Local rice production in The Gambia, according to Oxfam America, has declined 79%. Even with a corresponding increase in rice imports, the country experienced one of its worst food deficit, almost of feminine proportions, since the drought years in the 1970s to early 80s.
The agriculture sector is still in the recovery stages, according to the International Monetary Fund (IMF), the United Nation's Food and Agriculture Organization (FAO) and many other donors. There is not a single donor agency active in the Gambia that we are aware of that holds contrary views to those expressed by either of these two agencies.
FAO noted that since 2005, the sector has suffered from declining food production due not only to adverse weather condition but also "to a range of other constraints including weak levels of support." This is a nice way of say the regime has not been doing much to provide extension services and necessary subsidies to farmers - same issues we've been harping about since the inception of our blog.

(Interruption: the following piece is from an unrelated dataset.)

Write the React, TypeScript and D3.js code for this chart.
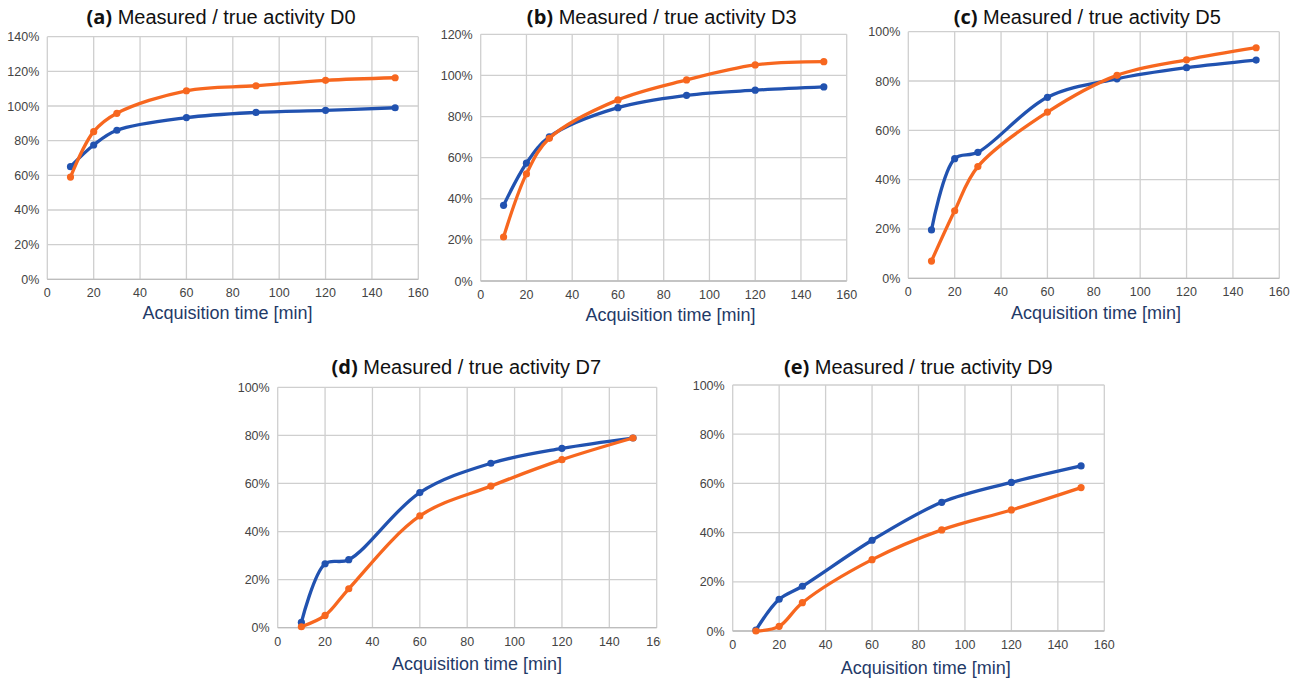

It is safe to say that the World Bank's projections of an agriculture sector recovery will be in line with its sister organization the IMF. So, we have three leading international organizations plus an international NGO all agreeing on one thing - that the sector is digging itself out a food-deficit hole the regime dug as a result of inappropriate policies, and it will take concerted and sustained effort to full recovery.
For a regime that is as indiscipline and reckless as the one in Banjul, it will be a miracle to get it to focus on any set of policies for an entire year, much less in the medium-term. It is a regime that jumps from one incoherent set of policies to another and from one sector to another, and the agriculture sector is no different.
Which brings us to the Vision 2016 self-sufficiency in rice which was unveiled to the surprise of many during Jammeh's current tour of the rural areas. Equally caught unawares were many Gambians aboard including a Gambian activist and radio commentator who thought the announcer meant to say Vision 20/20 which is the regime's National Blueprint that was to launch The Gambia's entry into the middle income group of countries. Jammeh seemed to have abandoned his 15-year plan for a 24-month plan that promises rice self-sufficiency in two planting seasons.
The Vision 2016 must be placed within a larger context of the agriculture sector as a whole to appreciate the impracticality of the task Jammeh and Momodou Sabally are presenting to farmers as achievable. Because of the enormity of the task of achieving rice self-sufficiency, just like food sufficiency, requires long-term planning because it is a long-term development goal which cannot be achieved in two planting seasons.
The FAO has also said to Government that to be self-sufficient in rice, the sector must undergo a
"transformation that will shift from subsistence to commercially-oriented sector." But this would require a policy framework designed to address the sector's constraints.
What are these constraints facing agriculture? According to FAO, they are "insufficient human and social capital development, limited capacity and inefficiency of extension services, weak research-farmer extension linkages, poor agricultural practices, declining soil fertility and soil erosion, low farmer productivity, major challenges to natural resources due to steadily rising urban population, inefficient agricultural marketing systems, especially for groundnuts and food products, lack of access to long and short term financial capital, low agricultural investment, and inappropriate land tenure arrangements that do not give women full rights.
The Secretary General of the ruling party who doubles up as Head of the Civil Service announced the formation of what he called the Food Security Corporation (FSC). But before the creation of this entity, the regime will establish a Vision 2016 Commission, and then a Committee of Ministers will also be set up, we guess to monitor the work of the V-2016 Commission which will presumably announce the formation of the FSC - to do what? buy and sell rice paddies? trade in other commodities? You see why no serious person, and Gambian farmers are as serious as they come, should listen to these two.
The rationale for setting up a Vision 2016 Commission is murky at best especially if the ultimate goal is to prescribe "a way forward" because the dictator has already decided that the solution is the establishment of a Food Security Corporation to address not only the rice deficit but the food deficit as well.
The last thing that the Gambian economy needs is anything but a vacillating leadership that reacts daily to the economic news. What is needed is what donors have been advocating, and farmers are yearning is a steady stewardship for the long haul. These problems were not created overnight. They took two decades to create. They will, therefore, take more than two planting seasons to correct. The sad fact is that both Jammeh and Sabally know that Vision 2016 is a campaign stunt in preparation for the next presidential elections to take Gambian minds off of a failed Vision 20/20. The whole Vision 2016 is a sad and cruel hoax.